### Stored data
---*---
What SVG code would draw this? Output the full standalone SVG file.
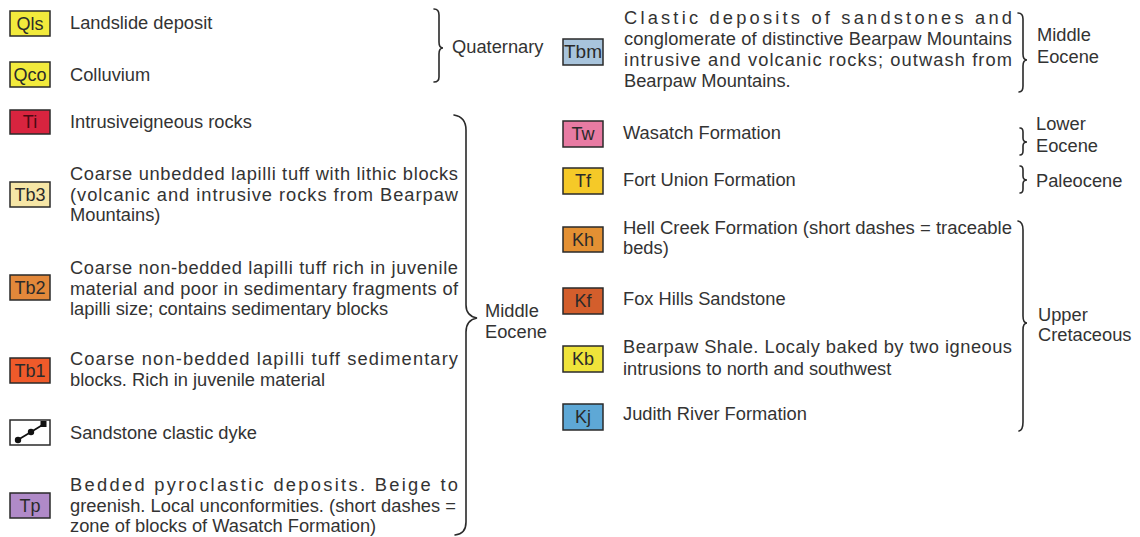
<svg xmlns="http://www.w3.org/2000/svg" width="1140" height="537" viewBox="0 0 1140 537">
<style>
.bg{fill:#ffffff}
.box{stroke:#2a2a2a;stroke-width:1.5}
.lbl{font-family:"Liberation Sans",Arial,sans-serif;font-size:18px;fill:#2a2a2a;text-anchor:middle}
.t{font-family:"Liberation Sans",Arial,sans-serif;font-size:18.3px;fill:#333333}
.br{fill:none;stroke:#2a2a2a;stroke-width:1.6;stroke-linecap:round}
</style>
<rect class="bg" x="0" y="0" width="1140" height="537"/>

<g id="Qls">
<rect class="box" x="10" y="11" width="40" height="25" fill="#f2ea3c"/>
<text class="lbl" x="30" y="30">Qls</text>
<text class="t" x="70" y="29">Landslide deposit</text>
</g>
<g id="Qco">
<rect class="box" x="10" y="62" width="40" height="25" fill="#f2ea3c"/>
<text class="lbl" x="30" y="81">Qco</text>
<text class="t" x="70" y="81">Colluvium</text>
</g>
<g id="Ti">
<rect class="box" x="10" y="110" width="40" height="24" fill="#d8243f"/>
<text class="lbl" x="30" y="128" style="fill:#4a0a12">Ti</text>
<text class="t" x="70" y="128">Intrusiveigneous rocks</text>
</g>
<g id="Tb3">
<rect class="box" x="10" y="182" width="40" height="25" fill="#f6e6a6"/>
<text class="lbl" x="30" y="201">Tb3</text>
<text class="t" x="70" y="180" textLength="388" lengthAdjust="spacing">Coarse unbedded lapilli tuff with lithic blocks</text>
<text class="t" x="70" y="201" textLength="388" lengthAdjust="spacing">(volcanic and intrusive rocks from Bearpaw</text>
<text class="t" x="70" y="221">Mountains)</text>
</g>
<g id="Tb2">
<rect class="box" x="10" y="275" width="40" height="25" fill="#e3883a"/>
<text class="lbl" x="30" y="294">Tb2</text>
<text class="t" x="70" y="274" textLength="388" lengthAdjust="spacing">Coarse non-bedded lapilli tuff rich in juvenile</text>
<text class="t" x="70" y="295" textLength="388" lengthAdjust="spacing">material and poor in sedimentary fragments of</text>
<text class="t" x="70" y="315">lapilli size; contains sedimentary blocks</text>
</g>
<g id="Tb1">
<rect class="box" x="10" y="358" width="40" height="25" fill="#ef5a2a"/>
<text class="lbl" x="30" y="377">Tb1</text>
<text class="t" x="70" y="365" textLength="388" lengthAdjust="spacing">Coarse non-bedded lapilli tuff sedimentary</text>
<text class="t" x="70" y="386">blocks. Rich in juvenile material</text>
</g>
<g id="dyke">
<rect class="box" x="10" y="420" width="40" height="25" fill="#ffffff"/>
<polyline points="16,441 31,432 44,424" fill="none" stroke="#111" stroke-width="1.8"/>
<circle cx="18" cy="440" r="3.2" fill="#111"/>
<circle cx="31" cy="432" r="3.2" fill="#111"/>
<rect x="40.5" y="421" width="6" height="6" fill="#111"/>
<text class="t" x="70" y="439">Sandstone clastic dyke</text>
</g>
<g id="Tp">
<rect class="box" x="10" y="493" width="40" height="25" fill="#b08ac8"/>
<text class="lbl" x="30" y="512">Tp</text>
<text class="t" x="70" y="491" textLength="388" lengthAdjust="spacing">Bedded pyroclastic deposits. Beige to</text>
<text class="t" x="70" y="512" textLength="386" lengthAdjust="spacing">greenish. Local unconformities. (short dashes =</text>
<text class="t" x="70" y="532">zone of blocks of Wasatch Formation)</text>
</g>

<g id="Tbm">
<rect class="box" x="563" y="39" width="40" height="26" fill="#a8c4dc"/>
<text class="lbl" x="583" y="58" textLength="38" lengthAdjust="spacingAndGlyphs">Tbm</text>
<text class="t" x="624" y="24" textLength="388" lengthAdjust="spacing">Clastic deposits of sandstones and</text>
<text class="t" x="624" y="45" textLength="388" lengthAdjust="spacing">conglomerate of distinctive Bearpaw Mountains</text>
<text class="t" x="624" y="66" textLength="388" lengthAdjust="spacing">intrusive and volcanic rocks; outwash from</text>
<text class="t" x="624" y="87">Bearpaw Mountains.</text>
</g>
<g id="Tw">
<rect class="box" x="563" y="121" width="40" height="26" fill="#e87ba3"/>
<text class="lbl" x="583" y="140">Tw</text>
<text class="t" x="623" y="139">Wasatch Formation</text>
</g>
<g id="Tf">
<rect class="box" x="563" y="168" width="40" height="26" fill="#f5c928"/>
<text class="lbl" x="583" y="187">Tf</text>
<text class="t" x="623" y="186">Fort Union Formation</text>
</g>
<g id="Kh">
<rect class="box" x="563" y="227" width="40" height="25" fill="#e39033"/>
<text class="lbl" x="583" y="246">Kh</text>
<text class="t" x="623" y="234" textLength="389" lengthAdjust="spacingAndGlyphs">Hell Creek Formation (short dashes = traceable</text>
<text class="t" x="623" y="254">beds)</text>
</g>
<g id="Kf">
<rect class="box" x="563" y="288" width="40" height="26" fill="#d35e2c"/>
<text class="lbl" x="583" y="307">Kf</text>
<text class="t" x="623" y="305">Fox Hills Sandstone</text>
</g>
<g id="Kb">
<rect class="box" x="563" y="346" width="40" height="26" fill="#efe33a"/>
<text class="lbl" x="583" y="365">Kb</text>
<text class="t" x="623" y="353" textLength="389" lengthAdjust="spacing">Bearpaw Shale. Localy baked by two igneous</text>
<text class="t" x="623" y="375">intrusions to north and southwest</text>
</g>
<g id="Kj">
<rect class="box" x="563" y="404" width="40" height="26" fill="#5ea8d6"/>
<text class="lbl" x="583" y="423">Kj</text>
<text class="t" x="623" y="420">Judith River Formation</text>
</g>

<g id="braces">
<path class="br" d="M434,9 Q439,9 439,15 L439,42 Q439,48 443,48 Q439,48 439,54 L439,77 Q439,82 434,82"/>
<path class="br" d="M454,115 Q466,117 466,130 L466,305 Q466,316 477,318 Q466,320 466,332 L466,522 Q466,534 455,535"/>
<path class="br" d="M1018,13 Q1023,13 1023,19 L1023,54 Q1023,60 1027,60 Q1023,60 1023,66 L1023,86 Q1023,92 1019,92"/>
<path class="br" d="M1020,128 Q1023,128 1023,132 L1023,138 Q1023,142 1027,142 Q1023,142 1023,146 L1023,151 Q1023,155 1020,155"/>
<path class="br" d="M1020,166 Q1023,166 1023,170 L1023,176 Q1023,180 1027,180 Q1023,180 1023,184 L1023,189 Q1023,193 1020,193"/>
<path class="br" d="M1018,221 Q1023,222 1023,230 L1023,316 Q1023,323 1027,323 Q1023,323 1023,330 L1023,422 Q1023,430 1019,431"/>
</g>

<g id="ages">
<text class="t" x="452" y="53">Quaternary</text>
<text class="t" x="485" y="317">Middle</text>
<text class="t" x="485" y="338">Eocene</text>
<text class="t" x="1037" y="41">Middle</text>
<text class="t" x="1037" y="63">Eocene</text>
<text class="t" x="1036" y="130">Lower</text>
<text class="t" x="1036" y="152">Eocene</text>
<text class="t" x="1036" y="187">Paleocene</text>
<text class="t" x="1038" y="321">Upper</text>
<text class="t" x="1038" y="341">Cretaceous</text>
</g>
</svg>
---*---
Except for the pictures, copy the material above exactly.

### Result of the task
What SVG code would draw this? Output the full standalone SVG file.
<svg xmlns="http://www.w3.org/2000/svg" width="1140" height="537" viewBox="0 0 1140 537">
<style>
.bg{fill:#ffffff}
.box{stroke:#2a2a2a;stroke-width:1.5}
.lbl{font-family:"Liberation Sans",Arial,sans-serif;font-size:18px;fill:#2a2a2a;text-anchor:middle}
.t{font-family:"Liberation Sans",Arial,sans-serif;font-size:18.3px;fill:#333333}
.br{fill:none;stroke:#2a2a2a;stroke-width:1.6;stroke-linecap:round}
</style>
<rect class="bg" x="0" y="0" width="1140" height="537"/>

<g id="Qls">
<rect class="box" x="10" y="11" width="40" height="25" fill="#f2ea3c"/>
<text class="lbl" x="30" y="30">Qls</text>
<text class="t" x="70" y="29">Landslide deposit</text>
</g>
<g id="Qco">
<rect class="box" x="10" y="62" width="40" height="25" fill="#f2ea3c"/>
<text class="lbl" x="30" y="81">Qco</text>
<text class="t" x="70" y="81">Colluvium</text>
</g>
<g id="Ti">
<rect class="box" x="10" y="110" width="40" height="24" fill="#d8243f"/>
<text class="lbl" x="30" y="128" style="fill:#4a0a12">Ti</text>
<text class="t" x="70" y="128">Intrusiveigneous rocks</text>
</g>
<g id="Tb3">
<rect class="box" x="10" y="182" width="40" height="25" fill="#f6e6a6"/>
<text class="lbl" x="30" y="201">Tb3</text>
<text class="t" x="70" y="180" textLength="388" lengthAdjust="spacing">Coarse unbedded lapilli tuff with lithic blocks</text>
<text class="t" x="70" y="201" textLength="388" lengthAdjust="spacing">(volcanic and intrusive rocks from Bearpaw</text>
<text class="t" x="70" y="221">Mountains)</text>
</g>
<g id="Tb2">
<rect class="box" x="10" y="275" width="40" height="25" fill="#e3883a"/>
<text class="lbl" x="30" y="294">Tb2</text>
<text class="t" x="70" y="274" textLength="388" lengthAdjust="spacing">Coarse non-bedded lapilli tuff rich in juvenile</text>
<text class="t" x="70" y="295" textLength="388" lengthAdjust="spacing">material and poor in sedimentary fragments of</text>
<text class="t" x="70" y="315">lapilli size; contains sedimentary blocks</text>
</g>
<g id="Tb1">
<rect class="box" x="10" y="358" width="40" height="25" fill="#ef5a2a"/>
<text class="lbl" x="30" y="377">Tb1</text>
<text class="t" x="70" y="365" textLength="388" lengthAdjust="spacing">Coarse non-bedded lapilli tuff sedimentary</text>
<text class="t" x="70" y="386">blocks. Rich in juvenile material</text>
</g>
<g id="dyke">
<rect class="box" x="10" y="420" width="40" height="25" fill="#ffffff"/>
<polyline points="16,441 31,432 44,424" fill="none" stroke="#111" stroke-width="1.8"/>
<circle cx="18" cy="440" r="3.2" fill="#111"/>
<circle cx="31" cy="432" r="3.2" fill="#111"/>
<rect x="40.5" y="421" width="6" height="6" fill="#111"/>
<text class="t" x="70" y="439">Sandstone clastic dyke</text>
</g>
<g id="Tp">
<rect class="box" x="10" y="493" width="40" height="25" fill="#b08ac8"/>
<text class="lbl" x="30" y="512">Tp</text>
<text class="t" x="70" y="491" textLength="388" lengthAdjust="spacing">Bedded pyroclastic deposits. Beige to</text>
<text class="t" x="70" y="512" textLength="386" lengthAdjust="spacing">greenish. Local unconformities. (short dashes =</text>
<text class="t" x="70" y="532">zone of blocks of Wasatch Formation)</text>
</g>

<g id="Tbm">
<rect class="box" x="563" y="39" width="40" height="26" fill="#a8c4dc"/>
<text class="lbl" x="583" y="58" textLength="38" lengthAdjust="spacingAndGlyphs">Tbm</text>
<text class="t" x="624" y="24" textLength="388" lengthAdjust="spacing">Clastic deposits of sandstones and</text>
<text class="t" x="624" y="45" textLength="388" lengthAdjust="spacing">conglomerate of distinctive Bearpaw Mountains</text>
<text class="t" x="624" y="66" textLength="388" lengthAdjust="spacing">intrusive and volcanic rocks; outwash from</text>
<text class="t" x="624" y="87">Bearpaw Mountains.</text>
</g>
<g id="Tw">
<rect class="box" x="563" y="121" width="40" height="26" fill="#e87ba3"/>
<text class="lbl" x="583" y="140">Tw</text>
<text class="t" x="623" y="139">Wasatch Formation</text>
</g>
<g id="Tf">
<rect class="box" x="563" y="168" width="40" height="26" fill="#f5c928"/>
<text class="lbl" x="583" y="187">Tf</text>
<text class="t" x="623" y="186">Fort Union Formation</text>
</g>
<g id="Kh">
<rect class="box" x="563" y="227" width="40" height="25" fill="#e39033"/>
<text class="lbl" x="583" y="246">Kh</text>
<text class="t" x="623" y="234" textLength="389" lengthAdjust="spacingAndGlyphs">Hell Creek Formation (short dashes = traceable</text>
<text class="t" x="623" y="254">beds)</text>
</g>
<g id="Kf">
<rect class="box" x="563" y="288" width="40" height="26" fill="#d35e2c"/>
<text class="lbl" x="583" y="307">Kf</text>
<text class="t" x="623" y="305">Fox Hills Sandstone</text>
</g>
<g id="Kb">
<rect class="box" x="563" y="346" width="40" height="26" fill="#efe33a"/>
<text class="lbl" x="583" y="365">Kb</text>
<text class="t" x="623" y="353" textLength="389" lengthAdjust="spacing">Bearpaw Shale. Localy baked by two igneous</text>
<text class="t" x="623" y="375">intrusions to north and southwest</text>
</g>
<g id="Kj">
<rect class="box" x="563" y="404" width="40" height="26" fill="#5ea8d6"/>
<text class="lbl" x="583" y="423">Kj</text>
<text class="t" x="623" y="420">Judith River Formation</text>
</g>

<g id="braces">
<path class="br" d="M434,9 Q439,9 439,15 L439,42 Q439,48 443,48 Q439,48 439,54 L439,77 Q439,82 434,82"/>
<path class="br" d="M454,115 Q466,117 466,130 L466,305 Q466,316 477,318 Q466,320 466,332 L466,522 Q466,534 455,535"/>
<path class="br" d="M1018,13 Q1023,13 1023,19 L1023,54 Q1023,60 1027,60 Q1023,60 1023,66 L1023,86 Q1023,92 1019,92"/>
<path class="br" d="M1020,128 Q1023,128 1023,132 L1023,138 Q1023,142 1027,142 Q1023,142 1023,146 L1023,151 Q1023,155 1020,155"/>
<path class="br" d="M1020,166 Q1023,166 1023,170 L1023,176 Q1023,180 1027,180 Q1023,180 1023,184 L1023,189 Q1023,193 1020,193"/>
<path class="br" d="M1018,221 Q1023,222 1023,230 L1023,316 Q1023,323 1027,323 Q1023,323 1023,330 L1023,422 Q1023,430 1019,431"/>
</g>

<g id="ages">
<text class="t" x="452" y="53">Quaternary</text>
<text class="t" x="485" y="317">Middle</text>
<text class="t" x="485" y="338">Eocene</text>
<text class="t" x="1037" y="41">Middle</text>
<text class="t" x="1037" y="63">Eocene</text>
<text class="t" x="1036" y="130">Lower</text>
<text class="t" x="1036" y="152">Eocene</text>
<text class="t" x="1036" y="187">Paleocene</text>
<text class="t" x="1038" y="321">Upper</text>
<text class="t" x="1038" y="341">Cretaceous</text>
</g>
</svg>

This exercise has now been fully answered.